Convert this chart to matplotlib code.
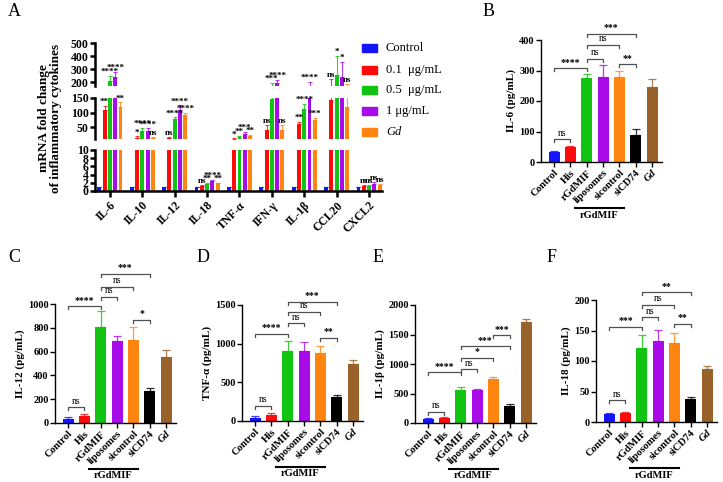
import matplotlib
matplotlib.use("Agg")
import matplotlib.pyplot as plt
from matplotlib.patches import Rectangle
from matplotlib.lines import Line2D
import matplotlib.transforms as mtransforms
import numpy as np

plt.rcParams['font.family'] = ['Liberation Serif', 'DejaVu Serif']
plt.rcParams['mathtext.fontset'] = 'stix'

# %% panel A data
cytokines = ["IL-6", "IL-10", "IL-12", "IL-18", "TNF-α", "IFN-γ", "IL-1β", "CCL20", "CXCL2"]
dose_names = ["Control", "0.1  μg/mL", "0.5  μg/mL", "1 μg/mL", "Gd"]
dose_colors = ["#1414ff", "#ff0a0a", "#12c412", "#a80ae8", "#ff8410"]

ctrl_val = [1, 1, 1, 1, 1, 1, 1, 1, 1]
ctrl_err = [0.05, 0.05, 0.05, 0.05, 0.05, 0.05, 0.05, 0.05, 0.05]
d01_val = [110, 15, 12, 1.2, 11, 40, 62, 142, 1.2]
d01_err = [12, 4, 5, 0.2, 1, 18, 6, 83, 0.2]
d05_val = [205, 38, 77, 1.8, 17, 147, 112, 255, 1.3]
d05_err = [42, 10, 7, 0.1, 3, 45, 18, 145, 0.2]
d1_val = [242, 38, 108, 2.5, 28, 195, 165, 240, 1.8]
d1_err = [35, 8, 17, 0.3, 5, 20, 35, 115, 0.4]
gd_val = [120, 14, 93, 1.9, 20, 40, 75, 120, 1.5]
gd_err = [15, 2, 7, 0.1, 5, 18, 8, 62, 0.3]

sig_d01 = ["**", "*", "ns", "ns", "*", "ns", "**", "ns", "ns"]
sig_d05 = ["****", "****", "****", "**", "**", "***", "****", "*", "ns"]
sig_d1 = ["****", "****", "****", "****", "***", "****", "****", "*", "ns"]
sig_gd = ["**", "ns", "****", "**", "**", "ns", "***", "ns", "ns"]

# %% panels B-F data
groups = ["Control", "His", "rGdMIF", "liposomes", "sicontrol", "siCD74", "Gd"]
group_colors = ["#1414ff", "#ff0a0a", "#12c412", "#a80ae8", "#ff8410", "#000000", "#98622a"]

il6_val = [33, 48, 277, 280, 278, 90, 245]
il6_err = [2, 3, 10, 37, 22, 18, 28]
il12_val = [35, 60, 810, 690, 700, 265, 555]
il12_err = [15, 15, 130, 45, 105, 30, 60]
tnf_val = [45, 75, 910, 910, 880, 305, 735]
tnf_err = [20, 25, 120, 110, 85, 25, 60]
il1b_val = [75, 80, 565, 565, 740, 290, 1710]
il1b_err = [10, 20, 50, 10, 45, 40, 60]
il18_val = [13, 14, 122, 132, 129, 37, 87]
il18_err = [2, 2, 20, 19, 17, 4, 5]

# (left group, right group, height, label)
il6_sig = [(0, 1, 75, "ns"), (0, 2, 308, "****"), (2, 3, 338, "ns"), (2, 4, 384, "ns"), (2, 5, 420, "***"), (4, 5, 321, "**")]
il12_sig = [(0, 1, 134, "ns"), (0, 2, 980, "****"), (2, 3, 1060, "ns"), (2, 4, 1146, "ns"), (2, 5, 1255, "***"), (4, 5, 866, "*")]
tnf_sig = [(0, 1, 198, "ns"), (0, 2, 1125, "****"), (2, 3, 1266, "ns"), (2, 4, 1414, "ns"), (2, 5, 1540, "***"), (4, 5, 1074, "**")]
il1b_sig = [(0, 1, 187, "ns"), (0, 2, 861, "****"), (2, 3, 907, "ns"), (2, 4, 1110, "*"), (2, 5, 1300, "***"), (4, 5, 1487, "***")]
il18_sig = [(0, 1, 36, "ns"), (0, 2, 156, "***"), (2, 3, 172, "ns"), (2, 4, 192, "ns"), (2, 5, 213, "**"), (4, 5, 161, "**")]

W, H = 723, 482
fig = plt.figure(figsize=(W / 100, H / 100), dpi=100)


def px_axes(l, t, r, b):
    return fig.add_axes([l / W, 1 - b / H, (r - l) / W, (b - t) / H])


def style_ax(ax, lw=1.0):
    for s in ["top", "right"]:
        ax.spines[s].set_visible(False)
    ax.spines["left"].set_linewidth(lw)
    ax.spines["bottom"].set_linewidth(lw)
    ax.tick_params(width=lw, length=3.5, direction="out")


# %% panel A
xa = np.arange(len(cytokines))
offs = np.array([-2, -1, 0, 1, 2]) * 0.163
vals = [ctrl_val, d01_val, d05_val, d1_val, gd_val]
errs = [ctrl_err, d01_err, d05_err, d1_err, gd_err]
sigs = [None, sig_d01, sig_d05, sig_d1, sig_gd]

axA_top = px_axes(95, 43, 382, 86)
axA_mid = px_axes(95, 98, 382, 139)
axA_bot = px_axes(95, 150, 382, 191)
seg_lims = [(170, 500), (10, 150), (0, 10)]
seg_ticks = [[200, 300, 400, 500], [50, 100, 150], [0, 2, 4, 6, 8, 10]]
for ax, lim, tk in zip([axA_top, axA_mid, axA_bot], seg_lims, seg_ticks):
    for k in range(5):
        ax.bar(xa + offs[k], vals[k], 0.12, color=dose_colors[k], zorder=2)
        ax.errorbar(xa + offs[k], vals[k], yerr=[np.zeros(len(xa)), errs[k]], fmt="none",
                    ecolor=dose_colors[k], elinewidth=0.8, capsize=1.5, capthick=0.8, alpha=0.8)
    ax.set_ylim(*lim)
    ax.set_xlim(-0.46, 8.4)
    ax.set_yticks(tk)
    style_ax(ax, lw=1.8)
    ax.spines["bottom"].set_visible(False)
    ax.tick_params(axis="y", labelsize=8.5, pad=1)
    for lab in ax.get_yticklabels():
        lab.set_fontweight("bold")
    ax.set_xticks([])
    ax.patch.set_alpha(0)
axA_bot.spines["bottom"].set_visible(True)
axA_bot.set_xticks(xa)
axA_bot.set_xticklabels(cytokines, rotation=45, ha="right", rotation_mode="anchor",
                        fontsize=8.5, fontweight="bold")
axA_bot.tick_params(axis="x", length=4, width=1.8, pad=2)

for k in range(1, 5):
    for i in range(len(cytokines)):
        top = vals[k][i] + errs[k][i]
        if top <= 10:
            ax, y = axA_bot, top
        elif top <= 150:
            ax, y = axA_mid, top
        else:
            ax, y = axA_top, max(top, 170)
        ax.annotate(sigs[k][i], (xa[i] + offs[k], y), xytext=(0, 0), textcoords="offset points",
                    ha="center", va="bottom", fontsize=6.5, fontweight="bold", annotation_clip=False)

fig.text(50 / W, 1 - 118 / H, "mRNA fold change\nof inflammatory cytokines", rotation=90,
         ha="center", va="center", multialignment="center", fontsize=9.5, fontweight="bold",
         linespacing=1.05)

# legend
leg_y = [48, 70, 90, 111, 132]
for k in range(5):
    fig.patches.append(Rectangle((362 / W, 1 - (leg_y[k] + 4) / H), 15 / W, 8 / H,
                                 transform=fig.transFigure, color=dose_colors[k]))
    fig.text(386 / W, 1 - leg_y[k] / H, dose_names[k], ha="left", va="center", fontsize=9,
             style="italic" if dose_names[k] == "Gd" else "normal")


# %% panels B-F
def bar_panel(box, vals, errs, ylab, ymax, yticks, sig):
    ax = px_axes(*box)
    x = np.arange(len(groups))
    ax.bar(x, vals, 0.68, color=group_colors, zorder=2)
    for i in range(len(x)):
        ax.errorbar(x[i], vals[i], yerr=[[0], [errs[i]]], fmt="none", ecolor=group_colors[i],
                    elinewidth=0.9, capsize=3, capthick=0.9, alpha=0.8)
    ax.set_xlim(-0.8, 6.6)
    ax.set_ylim(0, ymax)
    ax.set_yticks(yticks)
    style_ax(ax, lw=1.0)
    ax.tick_params(axis="both", labelsize=7.5, pad=1)
    for lab in ax.get_yticklabels():
        lab.set_fontweight("bold")
    ax.set_xticks(x)
    ax.set_xticklabels(groups, rotation=45, ha="right", rotation_mode="anchor",
                       fontsize=7.5, fontweight="bold")
    ax.get_xticklabels()[-1].set_style("italic")
    ax.set_ylabel(ylab, fontsize=8, fontweight="bold", labelpad=2)
    hpx = box[3] - box[1]
    h = 3 * ymax / hpx
    for i, j, y, lab in sig:
        ax.plot([i, i, j, j], [y - h, y, y, y - h], color="#505050", lw=0.9, clip_on=False)
        ax.text((i + j) / 2, y + 0.5 * h, lab, ha="center", va="bottom", fontsize=7,
                fontweight="bold" if "*" in lab else "normal", clip_on=False)
    trans = mtransforms.blended_transform_factory(ax.transData, ax.transAxes)
    ax.add_line(Line2D([1.25, 4.3], [-46 / hpx, -46 / hpx], transform=trans, color="black",
                       lw=1.5, clip_on=False))
    ax.text(2.78, -53 / hpx, "rGdMIF", transform=trans, ha="center", va="center", fontsize=7.5,
            fontweight="bold")
    return ax


bar_panel((541, 40, 662, 162), il6_val, il6_err, "IL-6 (pg/mL)", 400, [0, 100, 200, 300, 400], il6_sig)
bar_panel((55, 304, 176, 423), il12_val, il12_err, "IL-12 (pg/mL)", 1000, [0, 200, 400, 600, 800, 1000], il12_sig)
bar_panel((242, 305, 363, 421), tnf_val, tnf_err, "TNF-α (pg/mL)", 1500, [0, 500, 1000, 1500], tnf_sig)
bar_panel((415, 305, 536, 423), il1b_val, il1b_err, "IL-1β (pg/mL)", 2000, [0, 500, 1000, 1500, 2000], il1b_sig)
bar_panel((596, 300, 717, 422), il18_val, il18_err, "IL-18 (pg/mL)", 200, [0, 50, 100, 150, 200], il18_sig)

# panel letters
for lab, (x, y) in zip("ABCDEF", [(14, 12), (489, 12), (14, 257), (203, 257), (378, 257), (552, 257)]):
    fig.text(x / W, 1 - y / H, lab, ha="center", va="center", fontsize=13)

fig.savefig("out.png", dpi=100)
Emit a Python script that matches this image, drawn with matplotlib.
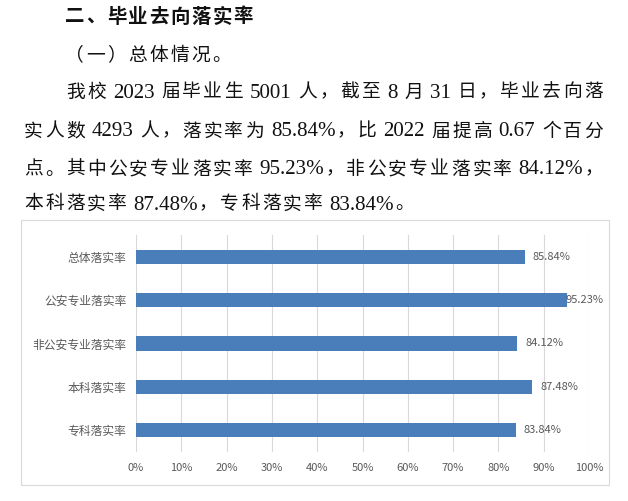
import re

import matplotlib
matplotlib.use("Agg")
import matplotlib.pyplot as plt
from matplotlib.patches import Rectangle

W, H = 628, 501

title = "二、毕业去向落实率"
heading = "（一）总体情况。"
para_lines = [
    "我校 2023 届毕业生 5001 人，截至 8 月 31 日，毕业去向落",
    "实人数 4293 人，落实率为 85.84%，比 2022 届提高 0.67 个百分",
    "点。其中公安专业落实率 95.23%，非公安专业落实率 84.12%，",
    "本科落实率 87.48%，专科落实率 83.84%。",
]

categories = ["总体落实率", "公安专业落实率", "非公安专业落实率", "本科落实率", "专科落实率"]
rates = [85.84, 95.23, 84.12, 87.48, 83.84]
xticks = [0, 10, 20, 30, 40, 50, 60, 70, 80, 90, 100]

plt.rcParams["font.family"] = ["Noto Sans CJK SC", "DejaVu Sans"]


def fx(x):
    return x / W


def fy(y):
    return 1 - y / H


def draw_line(fig, renderer, s, x0, y_mid, pitch=21.0, right=None,
              cjk_size=13.5, weight="normal"):
    # CJK chars sit in fixed-width cells, latin runs use Times-like metrics
    items = []
    for tok in re.findall(r"[ -~]+|.", s):
        if tok.isascii():
            lead = len(tok) - len(tok.lstrip(" "))
            trail = len(tok) - len(tok.rstrip(" "))
            word = tok.strip(" ")
            for _ in range(lead):
                items.append((None, pitch * 0.25))
            if word:
                t = fig.text(0, 0, word, family="Liberation Serif",
                             fontsize=pitch / 100 * 72, color="#111111",
                             ha="left", va="baseline", weight=weight)
                w = t.get_window_extent(renderer).width
                items.append((t, w))
            for _ in range(trail):
                items.append((None, pitch * 0.25))
        else:
            t = fig.text(0, 0, tok, fontsize=cjk_size, color="#111111",
                         ha="center", va="center", weight=weight)
            items.append((t, pitch))

    total = sum(w for _, w in items)
    extra = 0.0
    if right is not None and len(items) > 1:
        extra = (right - x0 - total) / (len(items) - 1)

    x = x0
    for t, w in items:
        if t is not None:
            if t.get_ha() == "center":
                t.set_position((fx(x + w / 2), fy(y_mid)))
            else:
                t.set_position((fx(x), fy(y_mid + 5.5)))
        x += w + extra


fig = plt.figure(figsize=(W / 100, H / 100), dpi=100)
fig.patch.set_facecolor("white")
renderer = fig.canvas.get_renderer()

draw_line(fig, renderer, title, 64, 17, pitch=21.1, cjk_size=14, weight="bold")
draw_line(fig, renderer, heading, 64, 55)
line_y = [92, 131, 169, 204]
for i, (line, y) in enumerate(zip(para_lines, line_y)):
    x0 = 65 if i == 0 else 23
    right = 604 if i < len(para_lines) - 1 else None
    draw_line(fig, renderer, line, x0, y, right=right)

# chart frame
fig.add_artist(Rectangle((fx(21), fy(485)), 588 / W, 265 / H,
                         transform=fig.transFigure, fill=False,
                         edgecolor="#d9d9d9", lw=0.8))

ax = fig.add_axes([fx(136), fy(452), 453 / W, 217 / H])
ypos = list(range(len(categories)))
ax.barh(ypos, rates, height=0.33, color="#4a7ebb", zorder=3)
ax.set_xlim(0, 100)
ax.set_ylim(len(categories) - 0.5, -0.5)
ax.set_xticks(xticks)
ax.set_xticklabels([f"{t}%" for t in xticks])
ax.set_yticks(ypos)
ax.set_yticklabels(categories)
ax.tick_params(length=0, colors="#595959")
ax.tick_params(axis="x", labelsize=8, pad=8)
ax.tick_params(axis="y", labelsize=8.5, pad=7)
ax.grid(axis="x", color="#d9d9d9", lw=0.8, zorder=0)
ax.set_axisbelow(True)
for sp in ax.spines.values():
    sp.set_visible(False)

limit_px = 603
for i, v in enumerate(rates):
    a = ax.annotate(f"{v:.2f}%", xy=(v, i), xytext=(8, 0),
                    textcoords="offset pixels", va="center", ha="left",
                    fontsize=8, color="#595959", annotation_clip=False)
    bb = a.get_window_extent(renderer)
    if bb.x1 > limit_px:
        a.set_position((8 - (bb.x1 - limit_px), 0))

fig.savefig("out.png", dpi=100, facecolor="white")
==*==
# Exercise aim:
Reproduce, starting at the line containing "Emit a Python" and stopping after the line containing "W, H = 628, 501", each of those lines exactly and no others; leave pictures out.

# Complete response:
Emit a Python script that matches this image, drawn with matplotlib.
import re

import matplotlib
matplotlib.use("Agg")
import matplotlib.pyplot as plt
from matplotlib.patches import Rectangle

W, H = 628, 501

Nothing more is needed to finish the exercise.